Here is the pearl for which no price could be too much. Here is enough buried wealth that one would sell everything to buy its field, to win the right of digging for it with bare hands—if it could be found by digging; if it could be bought with money. But it does not come in the way of human generation, by blood or by the will of the flesh or the will of men: it blows in the untamed wind through everything built to catch it. And so it is that though the Advent candles of many years have gathered flame and burned down to the wreath, still I find myself admiring love without having it.
Acquainted am I with its substitutes: I know about affection and need and banding together to form clubs; and I know too about gritting your teeth as gently as you can and duteously discharging a moral demand, hearing its very soft whisper of merit.

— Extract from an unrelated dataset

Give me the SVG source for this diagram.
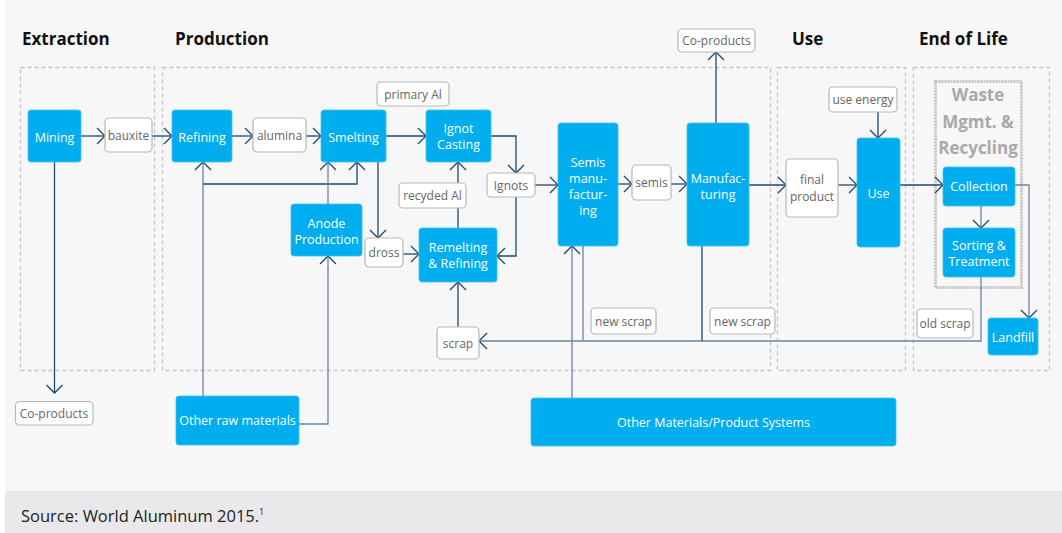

But where is the free, strong love without which service of God and neighbor is finally doomed to weariness?
I’m like the page of good king Wenceslas (I commend to you a carol less familiar than it seems). The page knows his obedient place. He ventures out on someone else’s errand of mercy and trudges along as well as he can for a good league hence, until: Sire, the night is darker now, and the wind blows stronger. / Fails my heart, I know not how; I can go no longer. Then it is well for him that another walks before him, since, in a very quaint miracle, heat is spreading over the ground his sainted king treads, steam rising from the snow to ease freezing limbs.
And it is well for us—not to speak of our neighbor—that we are not the first to move toward her in service, that our love is not our own, that he who carried it with him from the deep store of the Trinity outpaces us in its distribution. In his own freedom he rushes ahead to give his own gifts; with his own mercy he looks back to us who wheeze and sputter in his wake.
But if such a one will show us the movements of love, if he will lead, then—tired as we are—let us go a little farther with him. Who knows but that the whole league’s journey may be traveled in these little farthers?